Est-ce la fin d'un monde dominé par les hommes, ce patriarcat contre lequel se battent les féministes depuis des décennies? C'est la thèse de la journaliste américaine Hanna Rosin, qui affirme que l'économie actuelle favorise de plus en plus les femmes. A-t-elle raison?

Dans les sociétés occidentales, l'économie est de plus en plus axée vers une industrie de services qui favorise les femmes. L'intelligence émotive, la communication et la capacité à se concentrer seraient des qualités davantage recherchées que la force physique et la grosse voix autoritaire. Résultat: les femmes sont gagnantes sur toute la ligne et les hommes, eux, dépriment. Voilà, grossièrement résumée, la thèse d'un essai qui fait beaucoup jaser aux États-Unis.

Dans The End of Men and the Rise of Women, la journaliste Hanna Rosin décrit un monde où l'homme blanc, en déroute, doit se redéfinir s'il veut survivre.

Hanna Rosin n'est pas la seule à s'être intéressée à la déroute du mâle. Susan Faludi a été la première à sonner l'alarme avec Stiffed: The Betrayal of the American Man. Dans cet essai fort bien documenté, la journaliste décrit l'effondrement de trois piliers de la société américaine - l'industrie manufacturière, l'armée et le baseball - avec, comme résultat, la déroute de l'homo americanus, soudainement dépossédé de son rôle de pourvoyeur et des valeurs qui y sont rattachées. Un an plus tard, c'était au tour de Christina Hoff Sommers d'attirer l'attention sur le sort des petits garçons. Dans The War Against Boys, elle accusait le féminisme d'hypothéquer l'avenir des garçons en niant leur nature profonde et en voulant les transformer en êtres quasi asexués. Sa critique antiféministe manquait de nuance, mais l'intellectuelle de droite touchait un point important: le mal-être des garçons dans une société qui valorise de moins en moins le masculin.

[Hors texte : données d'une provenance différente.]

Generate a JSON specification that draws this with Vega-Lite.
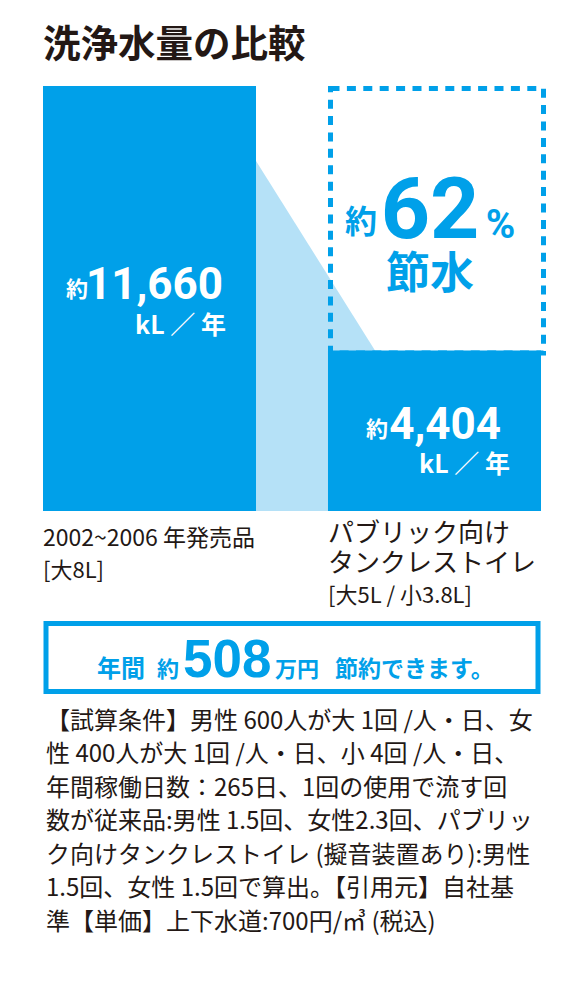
{
  "$schema": "https://vega.github.io/schema/vega-lite/v6.json",
  "background": "white",
  "padding": {"left": 42, "top": 26, "right": 0, "bottom": 0},
  "spacing": 112.5,
  "bounds": "flush",
  "center": true,
  "datasets": {
    "bars": [
      {"cat": "従来品", "kL": 11660, "name": "2002~2006 年発売品", "spec": "[大8L]"},
      {"cat": "パブリック向けタンクレストイレ", "kL": 4404, "before": 11660, "saving": 62, "name": ["パブリック向け", "タンクレストイレ"], "spec": "[大5L / 小3.8L]"}
    ],
    "connector": [
      {"edge": "従来品の右端", "kL": 11660},
      {"edge": "タンクレストイレの左端", "kL": 4404}
    ],
    "yen": [
      {"saving_man_yen": 508}
    ]
  },
  "vconcat": [
    {
      "width": 498,
      "height": 425,
      "title": {"text": "洗浄水量の比較", "anchor": "start", "fontSize": 37.5, "font": "Noto Sans CJK JP", "fontWeight": "bold", "color": "#231815", "offset": 22},
      "encoding": {
        "y": {"field": "kL", "type": "quantitative", "axis": null, "scale": {"domain": [0, 11660], "nice": false}}
      },
      "resolve": {"scale": {"x": "independent"}},
      "layer": [
        {
          "data": {"name": "connector"},
          "mark": {"type": "area", "color": "#b5e1f7"},
          "encoding": {
            "x": {"field": "edge", "type": "nominal", "sort": null, "axis": null,
                  "scale": {"type": "point", "domain": ["従来品の右端", "タンクレストイレの左端"], "padding": 2.9583}}
          }
        },
        {
          "data": {"name": "bars"},
          "encoding": {
            "x": {"field": "cat", "type": "nominal", "sort": null, "axis": null,
                  "scale": {"type": "band", "domain": ["従来品", "パブリック向けタンクレストイレ"], "paddingInner": 0.2526, "paddingOuter": 0}}
          },
          "layer": [
            {
              "transform": [{"filter": "datum.before != null"}],
              "mark": {"type": "rect", "fill": "transparent", "stroke": "#00a0e9", "strokeWidth": 5, "strokeDash": [9, 7.4], "xOffset": 2.5, "x2Offset": -2.5, "yOffset": 2.5, "y2Offset": 2.5},
              "encoding": {
                "y": {"field": "before", "type": "quantitative", "axis": null},
                "y2": {"field": "kL"}
              }
            },
            {
              "mark": {"type": "bar", "color": "#00a0e9"}
            },
            {
              "transform": [{"filter": {"field": "cat", "equal": "従来品"}}],
              "layer": [
                {
                  "mark": {"type": "text", "text": "約", "font": "Noto Sans CJK JP", "fontWeight": "bold", "fontSize": 22, "color": "white", "align": "right", "baseline": "alphabetic", "dx": -168, "dy": 211},
                  "encoding": {"x": {"field": "cat", "type": "nominal", "bandPosition": 1, "axis": null}}
                },
                {
                  "mark": {"type": "text", "font": "Roboto", "fontWeight": "bold", "fontSize": 44, "color": "white", "align": "right", "baseline": "alphabetic", "dx": -33, "dy": 213},
                  "encoding": {
                    "x": {"field": "cat", "type": "nominal", "bandPosition": 1, "axis": null},
                    "text": {"field": "kL", "type": "quantitative", "format": ","}
                  }
                },
                {
                  "mark": {"type": "text", "text": "kL ／ 年", "font": "Noto Sans CJK JP", "fontWeight": "bold", "fontSize": 25, "color": "white", "align": "right", "baseline": "alphabetic", "dx": -30, "dy": 248},
                  "encoding": {"x": {"field": "cat", "type": "nominal", "bandPosition": 1, "axis": null}}
                },
                {
                  "mark": {"type": "text", "font": "Noto Sans CJK JP", "fontSize": 23, "color": "#231815", "align": "left", "baseline": "alphabetic", "dy": 35},
                  "encoding": {
                    "x": {"field": "cat", "type": "nominal", "bandPosition": 0, "axis": null},
                    "y": {"datum": 0, "type": "quantitative", "axis": null},
                    "text": {"field": "name", "type": "nominal"}
                  }
                },
                {
                  "mark": {"type": "text", "font": "Noto Sans CJK JP", "fontSize": 22, "color": "#231815", "align": "left", "baseline": "alphabetic", "dy": 67},
                  "encoding": {
                    "x": {"field": "cat", "type": "nominal", "bandPosition": 0, "axis": null},
                    "y": {"datum": 0, "type": "quantitative", "axis": null},
                    "text": {"field": "spec", "type": "nominal"}
                  }
                }
              ]
            },
            {
              "transform": [{"filter": "datum.before != null"}],
              "layer": [
                {
                  "mark": {"type": "text", "text": "約", "font": "Noto Sans CJK JP", "fontWeight": "bold", "fontSize": 32, "color": "#00a0e9", "align": "center", "baseline": "alphabetic", "dx": -73.5, "dy": 147},
                  "encoding": {"y": {"field": "before", "type": "quantitative", "axis": null}}
                },
                {
                  "mark": {"type": "text", "font": "Roboto", "fontWeight": "bold", "fontSize": 86, "color": "#00a0e9", "align": "center", "baseline": "alphabetic", "dx": -4.5, "dy": 152},
                  "encoding": {
                    "y": {"field": "before", "type": "quantitative", "axis": null},
                    "text": {"field": "saving", "type": "quantitative"}
                  }
                },
                {
                  "mark": {"type": "text", "text": "%", "font": "Roboto", "fontWeight": "bold", "fontSize": 40, "color": "#00a0e9", "align": "center", "baseline": "alphabetic", "dx": 66, "dy": 152},
                  "encoding": {"y": {"field": "before", "type": "quantitative", "axis": null}}
                },
                {
                  "mark": {"type": "text", "text": "節水", "font": "Noto Sans CJK JP", "fontWeight": "bold", "fontSize": 44, "color": "#00a0e9", "align": "center", "baseline": "alphabetic", "dx": -4.5, "dy": 203},
                  "encoding": {"y": {"field": "before", "type": "quantitative", "axis": null}}
                },
                {
                  "mark": {"type": "text", "text": "約", "font": "Noto Sans CJK JP", "fontWeight": "bold", "fontSize": 22, "color": "white", "align": "right", "baseline": "alphabetic", "dx": -153, "dy": 87},
                  "encoding": {"x": {"field": "cat", "type": "nominal", "bandPosition": 1, "axis": null}}
                },
                {
                  "mark": {"type": "text", "font": "Roboto", "fontWeight": "bold", "fontSize": 44, "color": "white", "align": "right", "baseline": "alphabetic", "dx": -40, "dy": 88.5},
                  "encoding": {
                    "x": {"field": "cat", "type": "nominal", "bandPosition": 1, "axis": null},
                    "text": {"field": "kL", "type": "quantitative", "format": ","}
                  }
                },
                {
                  "mark": {"type": "text", "text": "kL ／ 年", "font": "Noto Sans CJK JP", "fontWeight": "bold", "fontSize": 25, "color": "white", "align": "right", "baseline": "alphabetic", "dx": -31, "dy": 122.5},
                  "encoding": {"x": {"field": "cat", "type": "nominal", "bandPosition": 1, "axis": null}}
                },
                {
                  "mark": {"type": "text", "font": "Noto Sans CJK JP", "fontSize": 26, "lineHeight": 30, "color": "#231815", "align": "left", "baseline": "alphabetic", "dy": 31},
                  "encoding": {
                    "x": {"field": "cat", "type": "nominal", "bandPosition": 0, "axis": null},
                    "y": {"datum": 0, "type": "quantitative", "axis": null},
                    "text": {"field": "name", "type": "nominal"}
                  }
                },
                {
                  "mark": {"type": "text", "font": "Noto Sans CJK JP", "fontSize": 22, "color": "#231815", "align": "left", "baseline": "alphabetic", "dy": 92},
                  "encoding": {
                    "x": {"field": "cat", "type": "nominal", "bandPosition": 0, "axis": null},
                    "y": {"datum": 0, "type": "quantitative", "axis": null},
                    "text": {"field": "spec", "type": "nominal"}
                  }
                }
              ]
            }
          ]
        }
      ]
    },
    {
      "width": 492,
      "height": 68,
      "view": {"stroke": "#00a0e9", "strokeWidth": 5},
      "title": {
        "text": [
          "【試算条件】男性 600人が大 1回 /人・日、女",
          "性 400人が大 1回 /人・日、小 4回 /人・日、",
          "年間稼働日数：265日、1回の使用で流す回",
          "数が従来品:男性 1.5回、女性2.3回、パブリッ",
          "ク向けタンクレストイレ (擬音装置あり):男性",
          "1.5回、女性 1.5回で算出。【引用元】自社基",
          "準【単価】上下水道:700円/㎥ (税込)"
        ],
        "orient": "bottom", "anchor": "start", "baseline": "top",
        "font": "Noto Sans CJK JP", "fontSize": 24, "fontWeight": "normal", "color": "#231815",
        "lineHeight": 33.5, "offset": 18
      },
      "data": {"name": "yen"},
      "layer": [
        {
          "mark": {"type": "text", "text": "年間", "font": "Noto Sans CJK JP", "fontWeight": "bold", "fontSize": 24, "color": "#00a0e9", "align": "left", "baseline": "alphabetic", "dx": -195, "dy": 19},
          "encoding": {}
        },
        {
          "mark": {"type": "text", "text": "約", "font": "Noto Sans CJK JP", "fontWeight": "bold", "fontSize": 22, "color": "#00a0e9", "align": "left", "baseline": "alphabetic", "dx": -135, "dy": 19},
          "encoding": {}
        },
        {
          "mark": {"type": "text", "font": "Liberation Sans, Roboto", "fontWeight": "bold", "fontSize": 53, "color": "#00a0e9", "align": "left", "baseline": "alphabetic", "dx": -109, "dy": 19.5},
          "encoding": {"text": {"field": "saving_man_yen", "type": "quantitative"}}
        },
        {
          "mark": {"type": "text", "text": "万円", "font": "Noto Sans CJK JP", "fontWeight": "bold", "fontSize": 22, "color": "#00a0e9", "align": "left", "baseline": "alphabetic", "dx": -17, "dy": 19},
          "encoding": {}
        },
        {
          "mark": {"type": "text", "text": "節約できます。", "font": "Noto Sans CJK JP", "fontWeight": "bold", "fontSize": 23, "color": "#00a0e9", "align": "left", "baseline": "alphabetic", "dx": 43, "dy": 19},
          "encoding": {}
        }
      ]
    }
  ],
  "config": {
    "view": {"stroke": null},
    "axis": {"disable": true}
  }
}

Ces deux essais trouvent un écho dans le livre de Hanna Rosin, qui décrit un monde où les femmes seraient gagnantes sur presque tous les plans. Mais est-ce vraiment le cas? En effet, même si certains constats de l'auteure sur l'émergence d'une économie de service et l'inébranlable confiance en soi d'une nouvelle génération de filles sont exacts, il reste que dans plusieurs secteurs, les femmes demeurent sous-représentées. On n'a qu'à penser à la politique ou à la grande entreprise, où les femmes sont encore peu nombreuses à siéger aux conseils d'administration.

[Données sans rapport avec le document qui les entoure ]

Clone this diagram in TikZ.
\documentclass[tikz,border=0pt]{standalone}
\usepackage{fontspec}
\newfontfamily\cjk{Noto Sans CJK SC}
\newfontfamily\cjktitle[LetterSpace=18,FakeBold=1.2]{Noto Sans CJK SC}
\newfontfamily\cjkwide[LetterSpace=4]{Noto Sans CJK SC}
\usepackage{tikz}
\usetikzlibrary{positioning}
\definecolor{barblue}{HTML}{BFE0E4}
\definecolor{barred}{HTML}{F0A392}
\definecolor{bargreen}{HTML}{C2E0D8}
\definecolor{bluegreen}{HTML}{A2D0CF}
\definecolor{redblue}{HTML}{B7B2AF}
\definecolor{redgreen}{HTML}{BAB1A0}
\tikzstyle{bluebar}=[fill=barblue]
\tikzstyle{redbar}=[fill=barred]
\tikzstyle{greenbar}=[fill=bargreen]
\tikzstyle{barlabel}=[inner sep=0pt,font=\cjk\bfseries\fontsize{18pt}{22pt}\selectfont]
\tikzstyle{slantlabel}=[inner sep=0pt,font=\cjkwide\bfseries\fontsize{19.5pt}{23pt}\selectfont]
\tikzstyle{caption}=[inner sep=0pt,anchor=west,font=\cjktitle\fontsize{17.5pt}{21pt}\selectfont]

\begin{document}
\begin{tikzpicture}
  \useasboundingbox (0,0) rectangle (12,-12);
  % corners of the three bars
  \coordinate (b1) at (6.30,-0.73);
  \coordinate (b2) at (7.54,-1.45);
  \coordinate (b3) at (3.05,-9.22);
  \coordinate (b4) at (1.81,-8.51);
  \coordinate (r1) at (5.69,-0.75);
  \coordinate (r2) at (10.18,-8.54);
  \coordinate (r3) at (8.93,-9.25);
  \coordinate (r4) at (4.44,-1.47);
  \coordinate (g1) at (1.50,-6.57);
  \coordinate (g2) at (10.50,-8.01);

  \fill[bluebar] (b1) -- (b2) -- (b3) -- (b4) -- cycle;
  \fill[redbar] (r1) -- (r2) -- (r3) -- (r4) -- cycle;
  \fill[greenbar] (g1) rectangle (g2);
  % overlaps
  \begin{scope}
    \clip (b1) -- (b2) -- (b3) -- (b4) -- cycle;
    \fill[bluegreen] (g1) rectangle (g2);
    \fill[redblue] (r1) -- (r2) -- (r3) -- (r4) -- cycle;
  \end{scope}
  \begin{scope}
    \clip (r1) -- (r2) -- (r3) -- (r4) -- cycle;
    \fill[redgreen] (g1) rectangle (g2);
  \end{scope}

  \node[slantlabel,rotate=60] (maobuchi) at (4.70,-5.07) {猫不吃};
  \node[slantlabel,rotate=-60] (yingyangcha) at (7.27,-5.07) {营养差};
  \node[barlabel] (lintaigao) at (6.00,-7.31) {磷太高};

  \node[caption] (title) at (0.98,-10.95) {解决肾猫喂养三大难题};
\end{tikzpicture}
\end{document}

«La thèse d'Hanna Rosin est séduisante, mais je constate qu'on peut faire dire n'importe quoi aux chiffres, note Julie Miville-Dechêne, présidente du Conseil du statut de la femme. Au Québec, la situation est différente, les métiers traditionnels comme la construction sont encore très bien payés, ce qu'on appelle la «prime aux muscles» ne s'est pas encore dévalorisée. Nous sommes encore loin d'un monde dominé par les femmes.»

Là où l'auteure touche à un point vraiment intéressant, c'est lorsqu'elle aborde la difficulté des hommes à s'adapter aux changements économiques et sociaux qui bouleversent notre monde.

«Nous traversons une période fascinante de transition, observe Julie Miville-Dechêne. Les hommes ont plus de difficulté que les femmes à s'affranchir de leur rôle traditionnel. Or, en se débarrassant de certains stéréotypes, cela leur permettrait d'investir des domaines en demande.»

Guy Corneau, psychanalyste et fondateur du Réseau hommes Québec, observe lui aussi cette résistance des hommes à s'ouvrir au changement pour adopter de nouvelles valeurs. «Les femmes ont été capables de développer d'autres capacités, dit-il, alors que beaucoup d'hommes sont hargneux et en veulent aux femmes. Ils n'ont pas investi la famille, les soins aux enfants, etc., parce que ces domaines ne sont pas valorisés dans notre société.»

Selon Gilles Rondeau, auteur du rapport Rondeau sur la prévention et les services d'aide offerts aux hommes, il est clair que les hommes ont plus de difficulté à s'ajuster que les femmes. «Ils ont besoin d'aide», note le professeur à la retraite de l'École de service social de l'Université de Montréal - qui va jusqu'à proposer des programmes de discrimination positive pour favoriser les hommes dans certains secteurs. «Il faut plus d'hommes dans les professions d'aide, l'éducation, les sciences infirmières, souligne-t-il. On a été capable d'intégrer les filles dans les métiers non traditionnels, mais on n'a pas encore réussi l'inverse. Il y a un obstacle, mais il n'est pas insurmontable.»

La fin des hommes? Peut-être pas. Et qui le souhaite? «Je dirais plutôt que c'est la fin d'un certain type d'homme, le mythe du cowboy Malborough, nuance Guy Corneau. Et je ne vois pas cela comme un problème.»